--- begin AVAILABLE DATA ---

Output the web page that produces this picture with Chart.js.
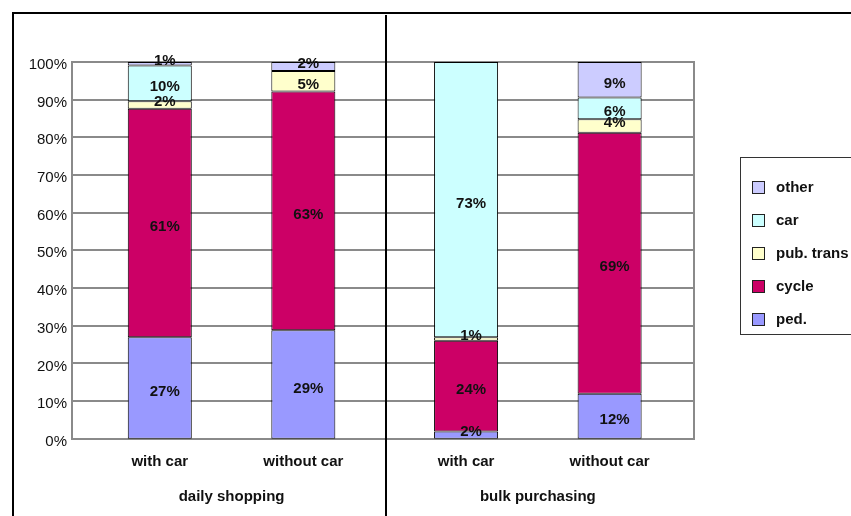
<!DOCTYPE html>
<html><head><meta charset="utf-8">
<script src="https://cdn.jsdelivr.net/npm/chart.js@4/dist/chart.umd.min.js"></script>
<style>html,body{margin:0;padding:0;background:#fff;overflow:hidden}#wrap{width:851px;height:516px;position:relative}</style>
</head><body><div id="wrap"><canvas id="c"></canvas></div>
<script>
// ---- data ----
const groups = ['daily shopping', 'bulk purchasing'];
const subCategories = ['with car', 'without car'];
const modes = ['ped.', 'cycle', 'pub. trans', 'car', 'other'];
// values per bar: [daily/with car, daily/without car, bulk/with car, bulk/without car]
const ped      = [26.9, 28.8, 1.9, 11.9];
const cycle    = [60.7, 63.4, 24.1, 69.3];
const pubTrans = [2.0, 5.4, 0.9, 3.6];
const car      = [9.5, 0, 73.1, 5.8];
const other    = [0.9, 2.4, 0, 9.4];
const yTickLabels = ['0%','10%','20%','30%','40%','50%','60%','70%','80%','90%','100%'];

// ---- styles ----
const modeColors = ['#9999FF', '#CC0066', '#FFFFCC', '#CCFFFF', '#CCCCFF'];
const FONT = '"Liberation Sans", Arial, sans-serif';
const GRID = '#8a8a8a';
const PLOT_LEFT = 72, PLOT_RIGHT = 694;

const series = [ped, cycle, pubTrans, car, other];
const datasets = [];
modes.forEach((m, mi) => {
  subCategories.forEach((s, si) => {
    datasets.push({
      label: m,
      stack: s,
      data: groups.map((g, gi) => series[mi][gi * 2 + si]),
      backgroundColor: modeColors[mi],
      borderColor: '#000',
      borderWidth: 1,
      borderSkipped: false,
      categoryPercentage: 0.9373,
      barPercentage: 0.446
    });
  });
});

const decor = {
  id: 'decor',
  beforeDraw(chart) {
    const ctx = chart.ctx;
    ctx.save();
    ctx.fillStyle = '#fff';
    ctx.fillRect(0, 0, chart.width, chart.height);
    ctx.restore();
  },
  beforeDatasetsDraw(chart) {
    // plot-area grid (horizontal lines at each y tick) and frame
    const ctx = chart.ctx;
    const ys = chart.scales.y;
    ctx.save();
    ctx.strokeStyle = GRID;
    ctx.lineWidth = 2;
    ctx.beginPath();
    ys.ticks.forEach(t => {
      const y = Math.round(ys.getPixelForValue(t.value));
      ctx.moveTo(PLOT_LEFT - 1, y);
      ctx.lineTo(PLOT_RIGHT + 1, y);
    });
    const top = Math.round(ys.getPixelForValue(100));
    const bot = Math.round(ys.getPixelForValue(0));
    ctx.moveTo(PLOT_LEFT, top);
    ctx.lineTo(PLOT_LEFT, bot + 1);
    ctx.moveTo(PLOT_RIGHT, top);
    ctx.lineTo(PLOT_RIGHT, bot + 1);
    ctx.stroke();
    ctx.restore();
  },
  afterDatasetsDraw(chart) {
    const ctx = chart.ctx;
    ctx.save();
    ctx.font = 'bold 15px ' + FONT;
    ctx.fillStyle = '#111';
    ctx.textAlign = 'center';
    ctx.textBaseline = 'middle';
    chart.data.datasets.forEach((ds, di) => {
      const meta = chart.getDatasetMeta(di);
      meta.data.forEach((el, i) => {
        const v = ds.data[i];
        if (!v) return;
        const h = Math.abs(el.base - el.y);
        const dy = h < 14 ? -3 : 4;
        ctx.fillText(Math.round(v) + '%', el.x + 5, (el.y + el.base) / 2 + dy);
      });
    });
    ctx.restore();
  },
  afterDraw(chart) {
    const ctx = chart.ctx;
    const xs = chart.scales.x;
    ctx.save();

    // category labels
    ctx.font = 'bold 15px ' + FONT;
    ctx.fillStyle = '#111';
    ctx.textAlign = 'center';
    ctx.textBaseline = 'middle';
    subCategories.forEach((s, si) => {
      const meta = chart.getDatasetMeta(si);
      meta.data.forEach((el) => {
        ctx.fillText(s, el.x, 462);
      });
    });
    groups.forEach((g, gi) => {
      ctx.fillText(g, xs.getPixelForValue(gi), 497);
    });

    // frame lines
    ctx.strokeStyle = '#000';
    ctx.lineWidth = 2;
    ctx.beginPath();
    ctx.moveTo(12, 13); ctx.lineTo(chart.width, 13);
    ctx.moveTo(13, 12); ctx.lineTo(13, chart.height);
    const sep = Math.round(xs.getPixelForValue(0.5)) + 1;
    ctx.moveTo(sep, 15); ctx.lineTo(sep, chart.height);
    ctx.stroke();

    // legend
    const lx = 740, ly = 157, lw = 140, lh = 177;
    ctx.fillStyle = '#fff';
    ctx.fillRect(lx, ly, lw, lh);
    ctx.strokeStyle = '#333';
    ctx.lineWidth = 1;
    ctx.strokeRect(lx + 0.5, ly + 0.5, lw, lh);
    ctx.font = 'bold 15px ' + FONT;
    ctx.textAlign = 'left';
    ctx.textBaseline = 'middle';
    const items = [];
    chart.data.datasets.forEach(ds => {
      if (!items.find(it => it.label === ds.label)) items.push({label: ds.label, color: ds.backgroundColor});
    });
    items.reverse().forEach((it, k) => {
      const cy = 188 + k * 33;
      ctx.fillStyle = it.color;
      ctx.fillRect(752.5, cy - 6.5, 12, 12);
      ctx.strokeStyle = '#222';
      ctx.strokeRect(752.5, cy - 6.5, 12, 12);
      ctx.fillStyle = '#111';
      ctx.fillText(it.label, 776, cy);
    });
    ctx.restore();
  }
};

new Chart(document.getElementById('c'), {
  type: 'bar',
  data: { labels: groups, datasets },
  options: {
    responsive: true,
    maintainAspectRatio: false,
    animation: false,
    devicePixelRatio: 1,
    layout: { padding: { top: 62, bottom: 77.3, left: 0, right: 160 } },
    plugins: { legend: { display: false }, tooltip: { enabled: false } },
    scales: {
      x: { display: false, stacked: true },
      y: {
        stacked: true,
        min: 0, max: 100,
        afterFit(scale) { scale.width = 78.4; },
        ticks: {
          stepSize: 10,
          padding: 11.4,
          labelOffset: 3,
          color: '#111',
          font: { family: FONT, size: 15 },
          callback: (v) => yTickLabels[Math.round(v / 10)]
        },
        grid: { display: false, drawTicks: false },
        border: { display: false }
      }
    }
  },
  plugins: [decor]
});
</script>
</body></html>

--- end AVAILABLE DATA ---

PROBLEM TO SOLVE → Copy each line of the listing that contains the string "with".

RESPONSE TO THE EXERCISE →
Output the web page that produces this picture with Chart.js.
const subCategories = ['with car', 'without car'];
// values per bar: [daily/with car, daily/without car, bulk/with car, bulk/without car]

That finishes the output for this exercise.